I have also been reading a book, The End of Poverty, written by Jeffrey Sachs, an economist. It has been interesting because I’ve realized that I really enjoy the subject of economics when it is practically applied rather than just the basic theory that I’ve learned in my introductory classes. But beyond simply an interest, it has helped me think about how not only do non-profits and charities play a role in solving world problems, developed governments and economies will have to play a role as well to make a significant difference. It is really encouraging and frustrating all at the same time, because I have realized that I really could work in corporate America and do business more than just with integrity, but really try to make a difference in regards to global issues. But at the same time, it is overwhelming and frustrating to see all that America alone could be capable of and isn’t doing. So more and more I still don’t really know what my life will look like after I graduate and still am okay with that, but excited to see where God will open doors because at this point I’d be open to pretty much anything and know that God could use me in different ways, depending on the setting. We are also reading part of Shane Claiborne’s Irresistible Revolution for a class and that has been challenging and encouraging, thinking of how even right now I can start changing my lifestyle in practical ways, not just in thinking about the future.

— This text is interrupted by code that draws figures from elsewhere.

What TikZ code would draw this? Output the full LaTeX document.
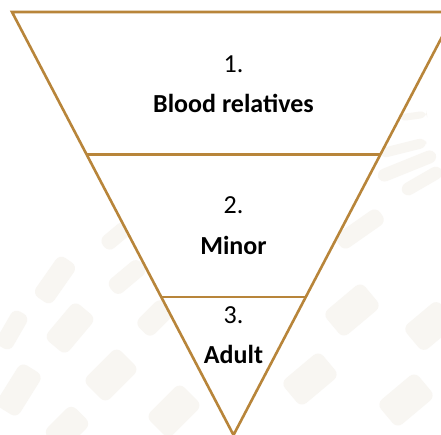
\documentclass[tikz,border=0pt]{standalone}
\usepackage{fontspec}
\setmainfont{Carlito}
\usetikzlibrary{calc}
\definecolor{funnelgold}{RGB}{184,133,58}
\definecolor{watermark}{RGB}{248,246,242}

\begin{document}
\begin{tikzpicture}[
  x=1pt,y=-1pt,
  edge/.style={draw=funnelgold, line width=2.6pt},
  num/.style={anchor=base, inner sep=0pt, font=\fontsize{26}{30}\selectfont},
  lbl/.style={anchor=base, inner sep=0pt, font=\bfseries\fontsize{26}{30}\selectfont},
  blob/.style={fill=watermark, rounded corners=7pt}
]
\useasboundingbox (0,0) rectangle (441,434);
\clip (0,0) rectangle (441,434);
\fill[white] (0,0) rectangle (441,434);
% faint watermark behind the funnel
\foreach \cx/\cy/\w/\h/\r in {116/236/32/16/40, 55/280/48/22/55, 127/277/40/18/40, 70/328/48/28/50,
  155/318/36/22/45, 111/375/48/32/45, 19/390/50/26/58, 174/411/48/32/45, 67/428/40/28/45, 12/330/40/18/60,
  413/116/28/7/8, 403/148/48/10/14, 407/166/62/13/22, 422/181/45/13/30, 360/229/52/18/35,
  352/310/50/32/40, 430/326/45/32/40, 310/379/50/32/40, 406/400/50/32/40}
  \fill[blob, rotate around={\r:(\cx,\cy)}] (\cx-\w/2,\cy-\h/2) rectangle (\cx+\w/2,\cy+\h/2);
% funnel
\coordinate (tl) at (12,12);
\coordinate (tr) at (455,12);
\coordinate (apex) at (233.5,435);
\coordinate (l1) at ($(tl)!0.337!(apex)$);
\coordinate (r1) at ($(tr)!0.337!(apex)$);
\coordinate (l2) at ($(tl)!0.674!(apex)$);
\coordinate (r2) at ($(tr)!0.674!(apex)$);
\fill[white] (tl) -- (tr) -- (apex) -- cycle;
\draw[edge] (tl) -- (tr) -- (apex) -- cycle;
\draw[edge] (l1) -- (r1);
\draw[edge] (l2) -- (r2);
% levels
\node[num] (n1) at (233.5,72) {1.};
\node[lbl] (t1) at (233.5,112) {Blood relatives};
\node[num] (n2) at (233.5,213) {2.};
\node[lbl] (t2) at (233.5,254) {Minor};
\node[num] (n3) at (233.5,323) {3.};
\node[lbl] (t3) at (233.5,363) {Adult};
\end{tikzpicture}
\end{document}
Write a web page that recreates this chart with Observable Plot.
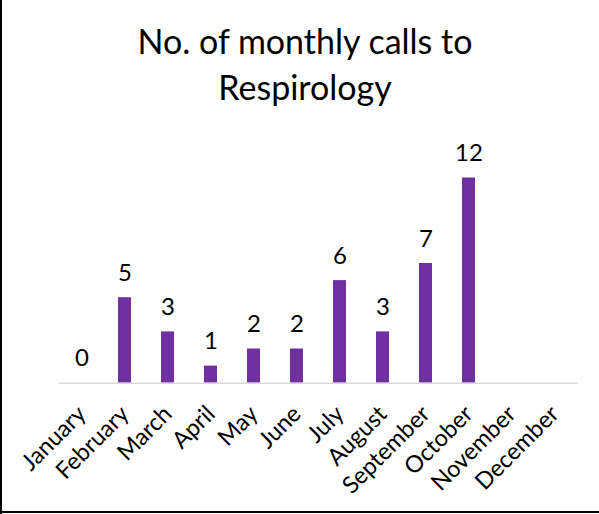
<!DOCTYPE html>
<html>
<head>
<meta charset="utf-8">
<script src="https://cdn.jsdelivr.net/npm/d3@7"></script>
<script src="https://cdn.jsdelivr.net/npm/@observablehq/plot@0.6"></script>
<style>
  html, body { margin: 0; padding: 0; background: #fff; }
  #wrap { position: relative; width: 599px; height: 514px; overflow: hidden; background: #fff; font-family: Lato, sans-serif; }
  #title { position: absolute; left: 0; top: 18px; width: 610px; text-align: center; font-size: 34px; line-height: 46px; color: #000; z-index: 2; white-space: nowrap; }
  #bl { position: absolute; left: 0; top: 0; width: 2px; height: 514px; background: #000; z-index: 3; }
  #bb { position: absolute; left: 0; top: 511px; width: 599px; height: 2px; background: #000; z-index: 3; }
  #chart { position: absolute; left: 0; top: 0; }
</style>
</head>
<body>
<div id="wrap">
  <div id="title"></div>
  <div id="chart"></div>
  <div id="bl"></div>
  <div id="bb"></div>
</div>
<script>
const titleLines = ["No. of monthly calls to", "Respirology"];
const months = ["January", "February", "March", "April", "May", "June", "July", "August", "September", "October", "November", "December"];
const calls = [0, 5, 3, 1, 2, 2, 6, 3, 7, 12, null, null];

document.getElementById("title").innerHTML = titleLines.join("<br>");

const data = months.map((m, i) => ({month: m, calls: calls[i]}));
const barData = data.filter(d => d.calls != null);

const chart = Plot.plot({
  width: 599,
  height: 514,
  marginLeft: 59,
  marginRight: 21.4,
  marginTop: 143.3,
  marginBottom: 131.3,
  style: {fontFamily: "Lato, sans-serif", background: "transparent", color: "#000"},
  x: {domain: months, paddingInner: 0.69, paddingOuter: 0.345},
  y: {domain: [0, 14], axis: null},
  marks: [
    Plot.barY(barData, {x: "month", y: "calls", fill: "#7030A0"}),
    Plot.ruleY([0], {stroke: "#d9d9d9", strokeWidth: 1.5}),
    Plot.text(barData, {x: "month", y: "calls", text: d => String(d.calls), lineAnchor: "bottom", dy: -17, fontSize: 24, fill: "#000"}),
    Plot.axisX({tickSize: 0, tickPadding: 27, tickRotate: -45, fontSize: 23.5, label: null, fill: "#000"})
  ]
});
document.getElementById("chart").appendChild(chart);
</script>
</body>
</html>
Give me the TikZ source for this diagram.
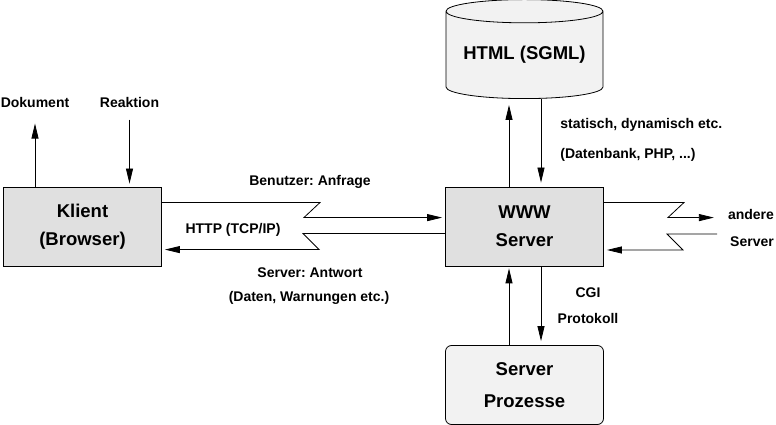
\documentclass[tikz,border=0pt]{standalone}
\usepackage{fontspec}
\setmainfont{Liberation Sans}
\usetikzlibrary{arrows.meta,shapes.geometric,positioning}

\begin{document}
\frenchspacing
\begin{tikzpicture}[x=1pt,y=1pt,line width=0.8pt,>={Triangle[length=15pt,width=7pt]},
                    main box/.style={rectangle,draw,fill=black!12,minimum width=158pt,
                      minimum height=79pt,align=center,font=\fontsize{18.5}{28}\selectfont\bfseries},
                    round box/.style={main box,rounded corners=6pt,fill=black!5},
                    db node/.style={main box,cylinder,shape border rotate=90,aspect=0.19,
                      fill=black!5,minimum width=157pt,minimum height=99pt,inner sep=0pt},
                    label node/.style={font=\fontsize{14}{16}\selectfont\bfseries,inner sep=1pt}]
  \useasboundingbox (0,0) rectangle (776,425);

  \node[main box] (klient) at (82.5,198.5) {Klient\\(Browser)};
  \node[main box] (www) [right of=klient,node distance=442pt] {WWW\\Server};
  \node[db node,anchor=south] (html) at (524.5,326) {HTML (SGML)};
  \node[round box] (proz) at (524.5,40) {Server\\[4pt]Prozesse};

  % Texte
  \node[label node] (dok) at (35,322) {Dokument};
  \node[label node] (reak) at (129.5,322) {Reaktion};
  \node[label node] (anfrage) at (310,243) {Benutzer: Anfrage};
  \node[label node] (http) at (233,195) {HTTP (TCP/IP)};
  \node[label node] (antwort) at (310,152) {Server: Antwort};
  \node[label node] (daten) at (309,127) {(Daten, Warnungen etc.)};
  \node[label node,anchor=west] (statisch) at (559,300) {statisch, dynamisch etc.};
  \node[label node,anchor=west] (dbank) at (559,270) {(Datenbank, PHP, ...)};
  \node[label node] (cgi) at (588,132) {CGI};
  \node[label node] (proto) at (588,107) {Protokoll};
  \node[label node] (andere) at (751,210) {andere};
  \node[label node] (fremd) at (752,183) {Server};
  \coordinate (ext) at (717,191);

  % Klient
  \draw[->] (klient.north -| dok) -- ([yshift=-14pt]dok.south);
  \draw[->,shorten >=3pt] ([yshift=-10pt]reak.south) -- (klient.north -| reak);

  % Klient <-> WWW Server
  \draw[->,shorten >=3pt] ([yshift=-16pt]klient.north east) -- ++(158,0) -- ++(-16,-15)
    coordinate (k1) -- (k1 -| www.west);
  \draw[->,shorten >=3pt] ([yshift=-47pt]www.north west) -- ++(-142,0) -- ++(16,-16)
    coordinate (k2) -- (k2 -| klient.east);

  % WWW Server <-> andere Server
  \draw[->] ([yshift=-16pt]www.north east) -- ++(80,0) -- ++(-16,-15)
    coordinate (k3) -- ++(46,0);
  \draw[->,shorten >=3pt] (ext) -- ++(-50,0) -- ++(16,-16)
    coordinate (k4) -- (k4 -| www.east);

  % HTML
  \draw[->,shorten >=6pt] ([xshift=-15.5pt]www.north) -- ([xshift=-15.5pt]html.south);
  \draw[->,shorten >=4pt] ([xshift=16.5pt]html.south) -- ([xshift=16.5pt]www.north);

  % Prozesse
  \draw[->,shorten >=2pt] ([xshift=-15.5pt]proz.north) -- ([xshift=-15.5pt]www.south);
  \draw[->,shorten >=4pt] ([xshift=16.5pt]www.south) -- ([xshift=16.5pt]proz.north);
\end{tikzpicture}
\end{document}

From our home stay, we were picked up and spent the weekend in the area along with several Honors College students. It was good to be reunited with all of my USP friends to talk about our weeks and have a debrief session. We spent pretty much all of Friday talking about different things, just happy to be back together and then even more excited to be back with some of our Ugandan friends as well. Saturday we had a couple groups go hiking, I chose to go on the longer 6 hour hike with several friends. We saw the tops and bottoms of 3 waterfalls, as well as enjoying hiking around the mountains and cliffs. It can also be fun and adventurous because it was very muddy and slippery and some of the bridges definitely looked rustic. We even climbed on some rocks and stood under one of the falls. It was absolutely gorgeous and was definitely one of those times where I was just overwhelmed at how amazing the whole situation was- hiking around mountains and waterfalls with Ugandan and American friends I was just meeting a mere two months ago. And then Sunday we came back to Mukono and reunited with the rest of our friends. It was so good to be back and we stayed up late catching up and hanging out with people. Life here is just amazing and I’m trying to enjoy every moment because I know this will always be a special and important time in my life to remember all that I learned and experienced.


  1. Sounds like you had an awesome week out there in real Africa, Amanda! Glad to see you blogging again though! Hope all is going well, and keep the blogs coming now that you can again!


  2. I LOVE the description of simple life and living off the land! This sounds like such a beautiful week!
    (and thanks for blogging! i love reading about your experiences!)